Posted 12 June 2014
Hands up who doesn’t eat farmed food, own a pet or go to the pub? Not many people, we’d bet. And that is exactly why the work of Harper Adams University matters to everyone.
Our world is your world. Our focus is on a secure, sustainable food supply, for not just the current population but future generations. We aim to help shape and support rural businesses, and continue to develop fresh, new talent for the agri-food industries that need it.
Through our animals and business courses, our remit widens beyond food, but still impacts on everyday lives. And the work is not just conducted by academic staff. Every student conducts a research project in their final year. Here’s a small sample of projects from the 2014 graduands, who are already thinking about how their careers – and their ideas - will benefit society.
Can microbreweries save our village pubs?
“My project title was ‘Possible business and market trajectories for new UK microbreweries’. This investigation was important not only to the occasional pub-goer but to society as a whole. The pub has formed a central hub to most villages and is highly-entwined in British history and culture. Against the backdrop of 11,000 pub closures since 2010, microbrewery numbers have climbed to more than 1,300 since 1970 from just 100. They are small businesses, many of which are dedicated to the revival of and support of what once was the Great British Pub.”
Robert Simpson, BSc (Hons) Rural Enterprise and Land Management
Market opportunities for UK-grown fruit
“My dissertation looked at the market opportunities for UK grown fruit. With rising issues surrounding sustainability, it focused on the impact supermarkets have, and whether this has had an influence on consumer perceptions.

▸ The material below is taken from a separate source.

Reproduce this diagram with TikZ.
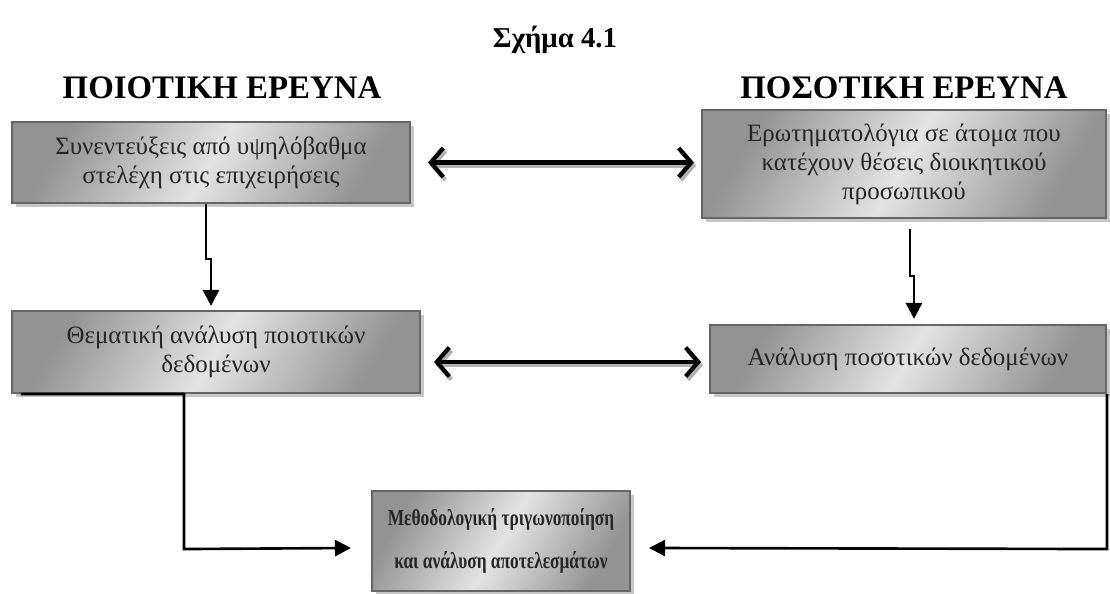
\documentclass[tikz,border=0pt]{standalone}
\usepackage{fontspec}
\setmainfont{Liberation Serif}
\newfontfamily\condensada[FakeStretch=0.76]{Liberation Serif}
\usetikzlibrary{arrows.meta,calc,shadows,positioning}

\begin{document}
\begin{tikzpicture}[x=0.02cm,y=-0.02cm,
  caja/.style={draw=gray!80!black, line width=1.2pt, left color=gray!85,
    right color=gray!85, middle color=gray!22, shading angle=60,
    drop shadow={shadow xshift=2.5pt, shadow yshift=-2.5pt, fill=gray!45, opacity=1},
    align=center, text=black!85, inner sep=0pt,
    font=\fontsize{14.2}{16.5}\selectfont},
  flecha/.style={line width=1.5pt, -{Triangle[length=3.2mm,width=3.2mm]}},
  doble/.style={line width=2.4pt,
    {Straight Barb[length=2.5mm,width=5.8mm]}-{Straight Barb[length=2.5mm,width=5.8mm]}},
  sombra/.style={doble, gray!60, transform canvas={xshift=1.2pt,yshift=-1.8pt}},
  titulo/.style={font=\bfseries\fontsize{18.7}{22}\selectfont}]
  \useasboundingbox (0,0) rectangle (1110,594);

  % Titulos
  \node[font=\bfseries\fontsize{16.4}{19}\selectfont] (fig) at (555,40) {Σχήμα 4.1};
  \node[titulo] (poi) at (222,88) {ΠΟΙΟΤΙΚΗ ΕΡΕΥΝΑ};
  \node[titulo] (pos) at (904,88) {ΠΟΣΟΤΙΚΗ ΕΡΕΥΝΑ};

  % Cajas
  \node[caja, minimum width=7.96cm, minimum height=1.62cm] (syn) at (211,162.5)
    {Συνεντεύξεις από υψηλόβαθμα\\στελέχη στις επιχειρήσεις};
  \node[caja, minimum width=8.08cm, minimum height=2.16cm] (ero) at (904,164)
    {Ερωτηματολόγια σε άτομα που\\κατέχουν θέσεις διοικητικού\\προσωπικού};
  \node[caja, minimum width=8.16cm, minimum height=1.64cm] (the) at (216,352)
    {Θεματική ανάλυση ποιοτικών\\δεδομένων};
  \node[caja, minimum width=7.92cm, minimum height=1.36cm] (ana) at (908,359)
    {Ανάλυση ποσοτικών δεδομένων};
  \node[caja, minimum width=5.16cm, minimum height=2cm,
    font=\condensada\bfseries\fontsize{13}{24}\selectfont] (mes) at (501,541)
    {Μεθοδολογική τριγωνοποίηση\\και ανάλυση αποτελεσμάτων};

  % Flechas verticales
  \draw[flecha] ($(syn.south)+(-5,0)$) -- ++(0,55) -- ++(5,0)
    -- ($(syn.south |- the.north)+(0,-4)$);
  \draw[flecha] ($(ero.south)+(6,10)$) -- ++(0,47) -- ++(4,0)
    -- ($(ero.south |- ana.north)+(10,-5)$);

  % Flechas dobles
  \draw[sombra] ($(syn.east)+(17,0)$) -- ($(syn.east -| ero.west)+(-7,0)$);
  \draw[doble] ($(syn.east)+(17,0)$) -- ($(syn.east -| ero.west)+(-7,0)$);
  \draw[sombra] ($(the.east)+(13,10)$) -- ($(the.east -| ana.west)+(-8,10)$);
  \draw[doble] ($(the.east)+(13,10)$) -- ($(the.east -| ana.west)+(-8,10)$);

  % Hacia la caja final
  \draw[flecha] ($(the.south west)+(10,0)$) -- ($(the.south west)+(173,0)$)
    -- ++(0,155) -- ($(mes.west)+(-20,7)$);
  \draw[flecha] (ana.south east) -- ++(0,155) -- ($(mes.east)+(18,7)$);
\end{tikzpicture}
\end{document}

I concluded that customer would prefer to have access to more local produce with shorter supply chains, and do not mind if fruit is blemished or irregular. I believe it is an important topic given how much food is wasted as a result of tight specifications.
Anna Bird, BSc (Hons) Food, Nutrition and Well-being
Are obese dogs more likely to get dementia?
“I investigated whether obesity affected cognitive dysfunction - dementia - in dogs. This is really important to dog owners, because dogs are starting to live longer and signs of dementia are being recognised more often. This can cause a breakdown in the human-pet bond. Further investigation is required into methods to reduce cases of this disease, to help to educate pet owners and hopefully prevent this process occurring.”
Kayleigh Bale, BSc (Hons) Veterinary Nursing and Practice Management
Is offal was a viable human food stuff in the UK today?
“Meat demand is rising and while trying to meet this demand, the world's resources, such as water and land, are being put under immense strain. Offal could therefore be a more sustainable, higher nutritional alternative and use the entire animal with less waste. It also serves as a high-quality low-cost meat option for families on a tight food budget.
Heather Clarke, BSc (Hons) Food, Nutrition and Well-being
Raising awareness of plants poisonous to cats
“For my dissertation I researched the awareness of veterinary nurses and of pet owners of plants toxic to cats. I found that veterinary clients often did not know what actions to take if they suspected their cat had eaten something poisonous. I also found that veterinary nurses were unaware of the Veterinary Information Poison Information Service; a phone service that gives advice on poisonous substances. This topic is important because if appropriate treatment is not given, cats can die or be left with long-term problems including renal failure.”
Beth Chipperfield, BSc (Hons) Veterinary Nursing and Practice Management.
Creating a gluten-free alternative to a market-leading cake bar.
“For my Dissertation I developed a gluten-free angel slice cake bar based on an existing non-gluten-free market leader. In the UK there are more people being medically diagnosed with Coeliac Disease, as well as an increasing number of people who are choosing to follow the gluten-free diet as a lifestyle choice. Supermarkets have become more accepting towards this growing trend and now stock a range of gluten-free foods; however more variety is needed.”
Holly Jones, BSc (Hons) Food and Consumer Studies.